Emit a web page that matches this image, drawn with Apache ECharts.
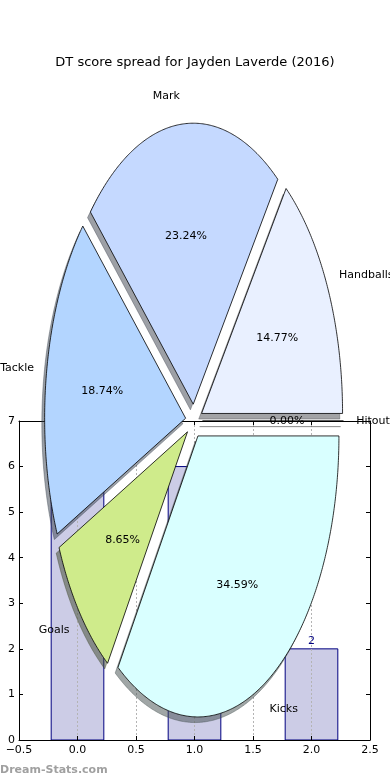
<!DOCTYPE html>
<html><head><meta charset="utf-8">
<script src="https://cdn.jsdelivr.net/npm/echarts@6/dist/echarts.min.js"></script>
<style>html,body{margin:0;padding:0;background:#fff}#c{width:390px;height:780px}</style>
</head><body><div id="c"></div>
<script>
// ---- data ----
const barPositions = [0, 1, 2];
const barValues = [7, 6, 2];
const xTicks = [-0.5, 0, 0.5, 1, 1.5, 2, 2.5];
const yTicks = [0, 1, 2, 3, 4, 5, 6, 7];
const pieLabels = ['Hitout', 'Handballs', 'Mark', 'Tackle', 'Goals', 'Kicks'];
const pieValues = [0, 14.77, 23.24, 18.74, 8.65, 34.59];
const pieColors = ['#ffffff', '#e9f0ff', '#c5d9ff', '#b3d5ff', '#cfeb8b', '#d9ffff'];
const titleText = 'DT score spread for Jayden Laverde (2016)';
const watermark = 'Dream-Stats.com';

// ---- layout ----
const FONT = 'DejaVu Sans';
const PIE = {cx: 194, cy: 421, rx: 141, ry: 281, explode: 0.06, labelDistX: 1.09, labelDistY: 1.1, pctDist: 0.6, shadow: 0.02};

const total = pieValues.reduce((a, b) => a + b, 0);
const angles = [];
{ let acc = 0; pieValues.forEach(v => { const a0 = acc / total * 360; acc += v; angles.push([a0, acc / total * 360]); }); }

function offsets(i) {
  const mid = (angles[i][0] + angles[i][1]) / 2 * Math.PI / 180;
  return {mid, ox: PIE.explode * PIE.rx * Math.cos(mid), oy: -PIE.explode * PIE.ry * Math.sin(mid)};
}
function wedgePoints(i, dx, dy) {
  const [a0, a1] = angles[i];
  const o = offsets(i);
  const ox = o.ox + dx, oy = o.oy + dy;
  const pts = [[PIE.cx + ox, PIE.cy + oy]];
  const n = Math.max(1, Math.ceil((a1 - a0) * 2));
  for (let k = 0; k <= n; k++) {
    const t = (a0 + (a1 - a0) * k / n) * Math.PI / 180;
    pts.push([PIE.cx + ox + PIE.rx * Math.cos(t), PIE.cy + oy - PIE.ry * Math.sin(t)]);
  }
  return pts;
}
function hexToRgb(h) { return [1, 3, 5].map(k => parseInt(h.substr(k, 2), 16)); }

const fmtX = v => (v < 0 ? '\u2212' : '') + Math.abs(v).toFixed(1);

const chart = echarts.init(document.getElementById('c'), null, {renderer: 'canvas'});
chart.setOption({
  backgroundColor: '#ffffff',
  animation: false,
  title: {text: titleText, left: 'center', top: 51,
    textStyle: {fontFamily: FONT, fontSize: 13, fontWeight: 'normal', color: '#000'}},
  graphic: [{type: 'text', left: 0, top: 765, z: 10,
    style: {text: watermark, fill: '#a0a0a0', font: 'bold 11px "DejaVu Sans"'}}],
  grid: {left: 19, right: 20, top: 421, bottom: 40, show: false},
  xAxis: [{
    type: 'value', min: -0.5, max: 2.5, interval: 0.5, position: 'bottom', z: 3,
    axisLine: {show: true, onZero: false, lineStyle: {color: '#000', width: 1}},
    axisTick: {show: true, inside: true, length: 4, lineStyle: {color: '#000'}},
    axisLabel: {color: '#000', fontFamily: FONT, fontSize: 11, margin: 5, formatter: fmtX,
      customValues: xTicks},
    splitLine: {show: true, lineStyle: {color: '#b4b4b4', type: [2, 2], width: 1}}
  }, {
    type: 'value', min: -0.5, max: 2.5, interval: 0.5, position: 'top', z: 3,
    axisLine: {show: true, onZero: false, lineStyle: {color: '#000', width: 1}},
    axisTick: {show: true, inside: true, length: 4, lineStyle: {color: '#000'}},
    axisLabel: {show: false}, splitLine: {show: false}
  }],
  yAxis: [{
    type: 'value', min: 0, max: 7, interval: 1, position: 'left', z: 3,
    axisLine: {show: true, onZero: false, lineStyle: {color: '#000', width: 1}},
    axisTick: {show: true, inside: true, length: 4, lineStyle: {color: '#000'}},
    axisLabel: {color: '#000', fontFamily: FONT, fontSize: 11, margin: 4, customValues: yTicks},
    splitLine: {show: false}
  }, {
    type: 'value', min: 0, max: 7, interval: 1, position: 'right', z: 3,
    axisLine: {show: true, onZero: false, lineStyle: {color: '#000', width: 1}},
    axisTick: {show: true, inside: true, length: 4, lineStyle: {color: '#000'}},
    axisLabel: {show: false}, splitLine: {show: false}
  }],
  series: [{
    type: 'custom', coordinateSystem: 'cartesian2d', xAxisIndex: 0, yAxisIndex: 0, z: 2,
    data: barPositions.map((x, i) => [x, barValues[i]]),
    renderItem: function (params, api) {
      const x = api.value(0), h = api.value(1);
      const p0 = api.coord([x - 0.225, h]);
      const p1 = api.coord([x + 0.225, 0]);
      const top = api.coord([x, h]);
      return {type: 'group', children: [
        {type: 'rect', shape: {x: p0[0], y: p0[1], width: p1[0] - p0[0], height: p1[1] - p0[1]},
          style: {fill: '#cccce6', stroke: '#000080', lineWidth: 1}},
        {type: 'text', style: {text: String(h), x: top[0], y: top[1] - 2, align: 'center', verticalAlign: 'bottom',
          fill: '#000080', font: '11px "DejaVu Sans"'}}
      ]};
    }
  }, {
    type: 'custom', coordinateSystem: 'none', z: 5,
    data: pieValues.map((v, i) => [i, v]),
    renderItem: function (params, api) {
      const i = params.dataIndex;
      const rgb = hexToRgb(pieColors[i]).map(c => Math.round(c * 0.3));
      const col = 'rgba(' + rgb.join(',') + ',0.5)';
      return {type: 'polygon', shape: {points: wedgePoints(i, -PIE.shadow * PIE.rx, PIE.shadow * PIE.ry)},
        style: {fill: col, stroke: col, lineWidth: 0.8}};
    }
  }, {
    type: 'custom', coordinateSystem: 'none', z: 6,
    data: pieValues.map((v, i) => [i, v]),
    renderItem: function (params, api) {
      const i = params.dataIndex;
      const o = offsets(i);
      const cx = PIE.cx + o.ox, cy = PIE.cy + o.oy;
      const lx = cx + PIE.labelDistX * PIE.rx * Math.cos(o.mid);
      const ly = cy - PIE.labelDistY * PIE.ry * Math.sin(o.mid);
      const px = cx + PIE.pctDist * PIE.rx * Math.cos(o.mid);
      const py = cy - PIE.pctDist * PIE.ry * Math.sin(o.mid);
      const pct = (api.value(1) / total * 100).toFixed(2) + '%';
      return {type: 'group', children: [
        {type: 'polygon', shape: {points: wedgePoints(i, 0, 0)},
          style: {fill: pieColors[i], stroke: '#000', lineWidth: 0.8}},
        {type: 'text', style: {text: pieLabels[i], x: lx, y: ly, align: (lx - cx) > 0 ? 'left' : 'right',
          verticalAlign: 'middle', fill: '#000', font: '11px "DejaVu Sans"'}},
        {type: 'text', style: {text: pct, x: px, y: py, align: 'center', verticalAlign: 'middle',
          fill: '#000', font: '11px "DejaVu Sans"'}}
      ]};
    }
  }]
});
</script></body></html>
******
EXERCISE DESCRIPTION
Write the listing above out again exactly, dropping each image.

WRITTEN RESPONSE
Emit a web page that matches this image, drawn with Apache ECharts.
<!DOCTYPE html>
<html><head><meta charset="utf-8">
<script src="https://cdn.jsdelivr.net/npm/echarts@6/dist/echarts.min.js"></script>
<style>html,body{margin:0;padding:0;background:#fff}#c{width:390px;height:780px}</style>
</head><body><div id="c"></div>
<script>
// ---- data ----
const barPositions = [0, 1, 2];
const barValues = [7, 6, 2];
const xTicks = [-0.5, 0, 0.5, 1, 1.5, 2, 2.5];
const yTicks = [0, 1, 2, 3, 4, 5, 6, 7];
const pieLabels = ['Hitout', 'Handballs', 'Mark', 'Tackle', 'Goals', 'Kicks'];
const pieValues = [0, 14.77, 23.24, 18.74, 8.65, 34.59];
const pieColors = ['#ffffff', '#e9f0ff', '#c5d9ff', '#b3d5ff', '#cfeb8b', '#d9ffff'];
const titleText = 'DT score spread for Jayden Laverde (2016)';
const watermark = 'Dream-Stats.com';

// ---- layout ----
const FONT = 'DejaVu Sans';
const PIE = {cx: 194, cy: 421, rx: 141, ry: 281, explode: 0.06, labelDistX: 1.09, labelDistY: 1.1, pctDist: 0.6, shadow: 0.02};

const total = pieValues.reduce((a, b) => a + b, 0);
const angles = [];
{ let acc = 0; pieValues.forEach(v => { const a0 = acc / total * 360; acc += v; angles.push([a0, acc / total * 360]); }); }

function offsets(i) {
  const mid = (angles[i][0] + angles[i][1]) / 2 * Math.PI / 180;
  return {mid, ox: PIE.explode * PIE.rx * Math.cos(mid), oy: -PIE.explode * PIE.ry * Math.sin(mid)};
}
function wedgePoints(i, dx, dy) {
  const [a0, a1] = angles[i];
  const o = offsets(i);
  const ox = o.ox + dx, oy = o.oy + dy;
  const pts = [[PIE.cx + ox, PIE.cy + oy]];
  const n = Math.max(1, Math.ceil((a1 - a0) * 2));
  for (let k = 0; k <= n; k++) {
    const t = (a0 + (a1 - a0) * k / n) * Math.PI / 180;
    pts.push([PIE.cx + ox + PIE.rx * Math.cos(t), PIE.cy + oy - PIE.ry * Math.sin(t)]);
  }
  return pts;
}
function hexToRgb(h) { return [1, 3, 5].map(k => parseInt(h.substr(k, 2), 16)); }

const fmtX = v => (v < 0 ? '\u2212' : '') + Math.abs(v).toFixed(1);

const chart = echarts.init(document.getElementById('c'), null, {renderer: 'canvas'});
chart.setOption({
  backgroundColor: '#ffffff',
  animation: false,
  title: {text: titleText, left: 'center', top: 51,
    textStyle: {fontFamily: FONT, fontSize: 13, fontWeight: 'normal', color: '#000'}},
  graphic: [{type: 'text', left: 0, top: 765, z: 10,
    style: {text: watermark, fill: '#a0a0a0', font: 'bold 11px "DejaVu Sans"'}}],
  grid: {left: 19, right: 20, top: 421, bottom: 40, show: false},
  xAxis: [{
    type: 'value', min: -0.5, max: 2.5, interval: 0.5, position: 'bottom', z: 3,
    axisLine: {show: true, onZero: false, lineStyle: {color: '#000', width: 1}},
    axisTick: {show: true, inside: true, length: 4, lineStyle: {color: '#000'}},
    axisLabel: {color: '#000', fontFamily: FONT, fontSize: 11, margin: 5, formatter: fmtX,
      customValues: xTicks},
    splitLine: {show: true, lineStyle: {color: '#b4b4b4', type: [2, 2], width: 1}}
  }, {
    type: 'value', min: -0.5, max: 2.5, interval: 0.5, position: 'top', z: 3,
    axisLine: {show: true, onZero: false, lineStyle: {color: '#000', width: 1}},
    axisTick: {show: true, inside: true, length: 4, lineStyle: {color: '#000'}},
    axisLabel: {show: false}, splitLine: {show: false}
  }],
  yAxis: [{
    type: 'value', min: 0, max: 7, interval: 1, position: 'left', z: 3,
    axisLine: {show: true, onZero: false, lineStyle: {color: '#000', width: 1}},
    axisTick: {show: true, inside: true, length: 4, lineStyle: {color: '#000'}},
    axisLabel: {color: '#000', fontFamily: FONT, fontSize: 11, margin: 4, customValues: yTicks},
    splitLine: {show: false}
  }, {
    type: 'value', min: 0, max: 7, interval: 1, position: 'right', z: 3,
    axisLine: {show: true, onZero: false, lineStyle: {color: '#000', width: 1}},
    axisTick: {show: true, inside: true, length: 4, lineStyle: {color: '#000'}},
    axisLabel: {show: false}, splitLine: {show: false}
  }],
  series: [{
    type: 'custom', coordinateSystem: 'cartesian2d', xAxisIndex: 0, yAxisIndex: 0, z: 2,
    data: barPositions.map((x, i) => [x, barValues[i]]),
    renderItem: function (params, api) {
      const x = api.value(0), h = api.value(1);
      const p0 = api.coord([x - 0.225, h]);
      const p1 = api.coord([x + 0.225, 0]);
      const top = api.coord([x, h]);
      return {type: 'group', children: [
        {type: 'rect', shape: {x: p0[0], y: p0[1], width: p1[0] - p0[0], height: p1[1] - p0[1]},
          style: {fill: '#cccce6', stroke: '#000080', lineWidth: 1}},
        {type: 'text', style: {text: String(h), x: top[0], y: top[1] - 2, align: 'center', verticalAlign: 'bottom',
          fill: '#000080', font: '11px "DejaVu Sans"'}}
      ]};
    }
  }, {
    type: 'custom', coordinateSystem: 'none', z: 5,
    data: pieValues.map((v, i) => [i, v]),
    renderItem: function (params, api) {
      const i = params.dataIndex;
      const rgb = hexToRgb(pieColors[i]).map(c => Math.round(c * 0.3));
      const col = 'rgba(' + rgb.join(',') + ',0.5)';
      return {type: 'polygon', shape: {points: wedgePoints(i, -PIE.shadow * PIE.rx, PIE.shadow * PIE.ry)},
        style: {fill: col, stroke: col, lineWidth: 0.8}};
    }
  }, {
    type: 'custom', coordinateSystem: 'none', z: 6,
    data: pieValues.map((v, i) => [i, v]),
    renderItem: function (params, api) {
      const i = params.dataIndex;
      const o = offsets(i);
      const cx = PIE.cx + o.ox, cy = PIE.cy + o.oy;
      const lx = cx + PIE.labelDistX * PIE.rx * Math.cos(o.mid);
      const ly = cy - PIE.labelDistY * PIE.ry * Math.sin(o.mid);
      const px = cx + PIE.pctDist * PIE.rx * Math.cos(o.mid);
      const py = cy - PIE.pctDist * PIE.ry * Math.sin(o.mid);
      const pct = (api.value(1) / total * 100).toFixed(2) + '%';
      return {type: 'group', children: [
        {type: 'polygon', shape: {points: wedgePoints(i, 0, 0)},
          style: {fill: pieColors[i], stroke: '#000', lineWidth: 0.8}},
        {type: 'text', style: {text: pieLabels[i], x: lx, y: ly, align: (lx - cx) > 0 ? 'left' : 'right',
          verticalAlign: 'middle', fill: '#000', font: '11px "DejaVu Sans"'}},
        {type: 'text', style: {text: pct, x: px, y: py, align: 'center', verticalAlign: 'middle',
          fill: '#000', font: '11px "DejaVu Sans"'}}
      ]};
    }
  }]
});
</script></body></html>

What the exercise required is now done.